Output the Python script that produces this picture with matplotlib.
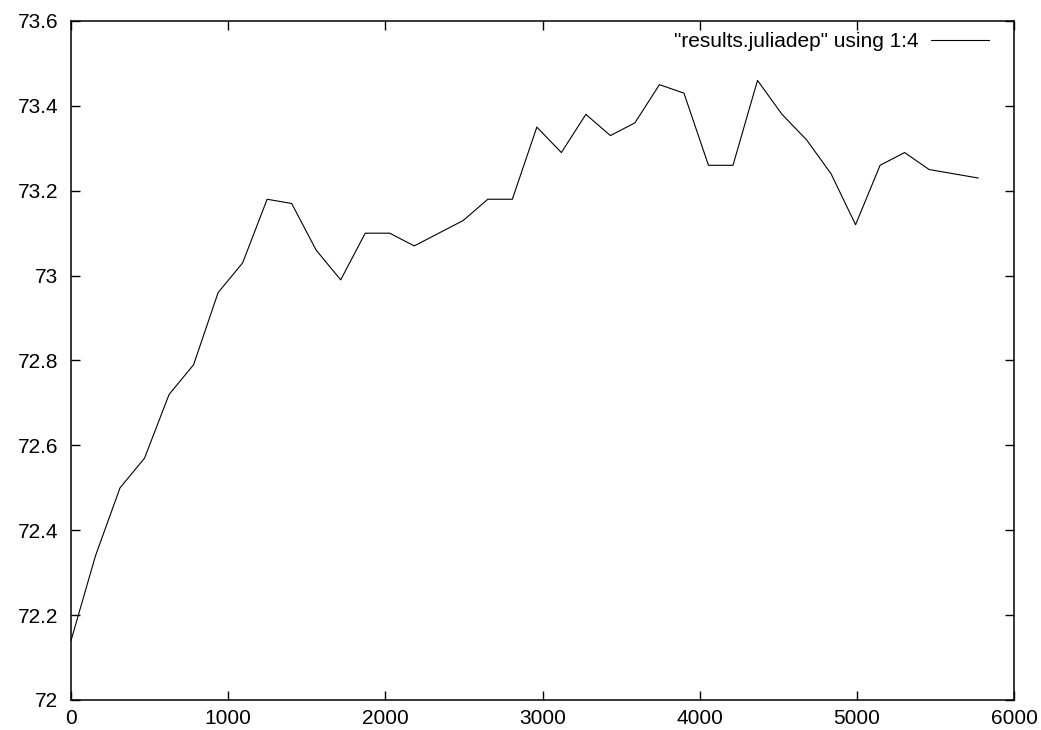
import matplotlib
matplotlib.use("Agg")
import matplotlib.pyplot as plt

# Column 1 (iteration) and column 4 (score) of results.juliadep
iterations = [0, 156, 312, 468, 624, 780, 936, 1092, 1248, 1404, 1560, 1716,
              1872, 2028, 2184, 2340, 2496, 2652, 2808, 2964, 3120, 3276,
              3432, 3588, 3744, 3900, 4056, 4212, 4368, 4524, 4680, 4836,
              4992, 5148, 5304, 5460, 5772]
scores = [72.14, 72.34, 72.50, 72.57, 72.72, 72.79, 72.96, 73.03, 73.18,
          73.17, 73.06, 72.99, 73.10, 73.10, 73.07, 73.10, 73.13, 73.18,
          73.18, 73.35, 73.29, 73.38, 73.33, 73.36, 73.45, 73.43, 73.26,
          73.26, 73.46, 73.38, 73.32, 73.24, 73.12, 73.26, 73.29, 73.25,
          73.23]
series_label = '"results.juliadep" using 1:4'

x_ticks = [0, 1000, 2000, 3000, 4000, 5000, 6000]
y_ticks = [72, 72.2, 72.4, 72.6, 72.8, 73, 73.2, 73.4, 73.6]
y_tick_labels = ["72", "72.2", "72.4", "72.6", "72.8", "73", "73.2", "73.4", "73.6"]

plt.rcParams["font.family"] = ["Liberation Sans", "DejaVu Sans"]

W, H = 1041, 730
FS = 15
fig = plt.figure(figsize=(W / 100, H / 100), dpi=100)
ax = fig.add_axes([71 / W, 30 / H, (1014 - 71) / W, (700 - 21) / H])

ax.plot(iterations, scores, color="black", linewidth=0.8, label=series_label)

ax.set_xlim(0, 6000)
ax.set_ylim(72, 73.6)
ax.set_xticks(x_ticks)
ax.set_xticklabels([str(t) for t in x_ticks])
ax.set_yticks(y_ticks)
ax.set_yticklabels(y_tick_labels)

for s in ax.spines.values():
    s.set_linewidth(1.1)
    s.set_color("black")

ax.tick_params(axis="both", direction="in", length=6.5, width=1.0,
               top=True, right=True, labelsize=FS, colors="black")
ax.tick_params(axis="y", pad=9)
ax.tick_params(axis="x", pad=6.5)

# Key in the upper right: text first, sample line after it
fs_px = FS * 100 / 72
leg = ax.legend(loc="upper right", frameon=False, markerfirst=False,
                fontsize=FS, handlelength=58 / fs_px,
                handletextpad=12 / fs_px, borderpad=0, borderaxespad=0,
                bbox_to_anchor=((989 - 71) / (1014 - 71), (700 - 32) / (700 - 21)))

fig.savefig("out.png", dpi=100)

··········

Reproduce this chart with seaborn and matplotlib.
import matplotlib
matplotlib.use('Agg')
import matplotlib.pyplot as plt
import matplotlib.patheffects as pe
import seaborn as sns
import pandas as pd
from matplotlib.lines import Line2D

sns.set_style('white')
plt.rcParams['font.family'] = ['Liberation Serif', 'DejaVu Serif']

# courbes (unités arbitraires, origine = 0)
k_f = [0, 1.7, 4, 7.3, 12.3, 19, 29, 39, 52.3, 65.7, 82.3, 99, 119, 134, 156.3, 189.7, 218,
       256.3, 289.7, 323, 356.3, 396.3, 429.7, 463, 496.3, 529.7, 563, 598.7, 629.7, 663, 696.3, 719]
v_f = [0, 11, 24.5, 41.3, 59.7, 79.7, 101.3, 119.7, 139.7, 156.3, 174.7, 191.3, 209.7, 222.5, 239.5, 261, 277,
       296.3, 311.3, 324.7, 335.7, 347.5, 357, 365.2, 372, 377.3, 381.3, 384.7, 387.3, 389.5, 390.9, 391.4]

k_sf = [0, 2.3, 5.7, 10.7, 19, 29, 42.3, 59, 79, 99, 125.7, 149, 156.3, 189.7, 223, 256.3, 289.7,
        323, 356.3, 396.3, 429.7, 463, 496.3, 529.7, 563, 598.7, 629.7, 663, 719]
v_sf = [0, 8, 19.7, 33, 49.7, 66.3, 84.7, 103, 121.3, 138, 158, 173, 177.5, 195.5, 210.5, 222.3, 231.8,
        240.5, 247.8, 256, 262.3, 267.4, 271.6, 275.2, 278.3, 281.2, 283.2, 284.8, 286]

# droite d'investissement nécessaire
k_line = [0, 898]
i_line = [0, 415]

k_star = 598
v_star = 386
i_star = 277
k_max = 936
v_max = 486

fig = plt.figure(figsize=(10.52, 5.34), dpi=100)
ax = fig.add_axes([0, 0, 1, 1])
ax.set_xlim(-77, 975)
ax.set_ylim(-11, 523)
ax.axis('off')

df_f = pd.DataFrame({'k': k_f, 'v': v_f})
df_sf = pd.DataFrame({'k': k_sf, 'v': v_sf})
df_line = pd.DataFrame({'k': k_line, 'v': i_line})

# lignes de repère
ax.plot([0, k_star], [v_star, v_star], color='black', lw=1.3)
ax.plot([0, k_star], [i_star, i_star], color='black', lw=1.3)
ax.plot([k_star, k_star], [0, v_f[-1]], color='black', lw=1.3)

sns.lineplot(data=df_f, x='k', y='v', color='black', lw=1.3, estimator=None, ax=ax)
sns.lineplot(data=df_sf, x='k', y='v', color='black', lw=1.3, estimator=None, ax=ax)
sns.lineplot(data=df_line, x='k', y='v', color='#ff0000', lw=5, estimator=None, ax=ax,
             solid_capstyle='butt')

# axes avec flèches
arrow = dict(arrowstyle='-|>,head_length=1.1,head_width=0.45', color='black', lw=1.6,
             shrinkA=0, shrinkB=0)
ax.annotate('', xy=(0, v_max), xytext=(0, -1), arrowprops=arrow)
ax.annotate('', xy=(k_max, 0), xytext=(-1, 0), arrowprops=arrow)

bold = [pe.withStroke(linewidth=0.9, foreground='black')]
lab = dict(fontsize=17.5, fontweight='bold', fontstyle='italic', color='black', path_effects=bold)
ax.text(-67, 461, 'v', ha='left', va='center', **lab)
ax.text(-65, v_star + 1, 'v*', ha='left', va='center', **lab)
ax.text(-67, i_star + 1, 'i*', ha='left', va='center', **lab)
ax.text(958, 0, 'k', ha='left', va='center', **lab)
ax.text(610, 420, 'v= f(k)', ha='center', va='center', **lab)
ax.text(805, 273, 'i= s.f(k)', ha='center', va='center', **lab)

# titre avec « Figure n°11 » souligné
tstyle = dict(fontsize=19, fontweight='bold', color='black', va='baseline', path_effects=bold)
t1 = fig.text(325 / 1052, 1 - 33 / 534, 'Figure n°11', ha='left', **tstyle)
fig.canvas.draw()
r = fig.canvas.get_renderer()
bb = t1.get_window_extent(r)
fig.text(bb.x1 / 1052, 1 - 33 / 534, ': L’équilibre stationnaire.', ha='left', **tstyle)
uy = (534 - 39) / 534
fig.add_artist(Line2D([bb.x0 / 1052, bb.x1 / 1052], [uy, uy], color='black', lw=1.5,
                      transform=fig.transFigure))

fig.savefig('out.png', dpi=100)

··········

■ TASK TO COMPLETE:
Reproduce the lines exactly, from the line that contains "Reproduce this chart" through the line that contains "plt.rcParams['font.family'] = ['Liberation", and nothing more.

■ ANSWER TO THE TASK:
Reproduce this chart with seaborn and matplotlib.
import matplotlib
matplotlib.use('Agg')
import matplotlib.pyplot as plt
import matplotlib.patheffects as pe
import seaborn as sns
import pandas as pd
from matplotlib.lines import Line2D

sns.set_style('white')
plt.rcParams['font.family'] = ['Liberation Serif', 'DejaVu Serif']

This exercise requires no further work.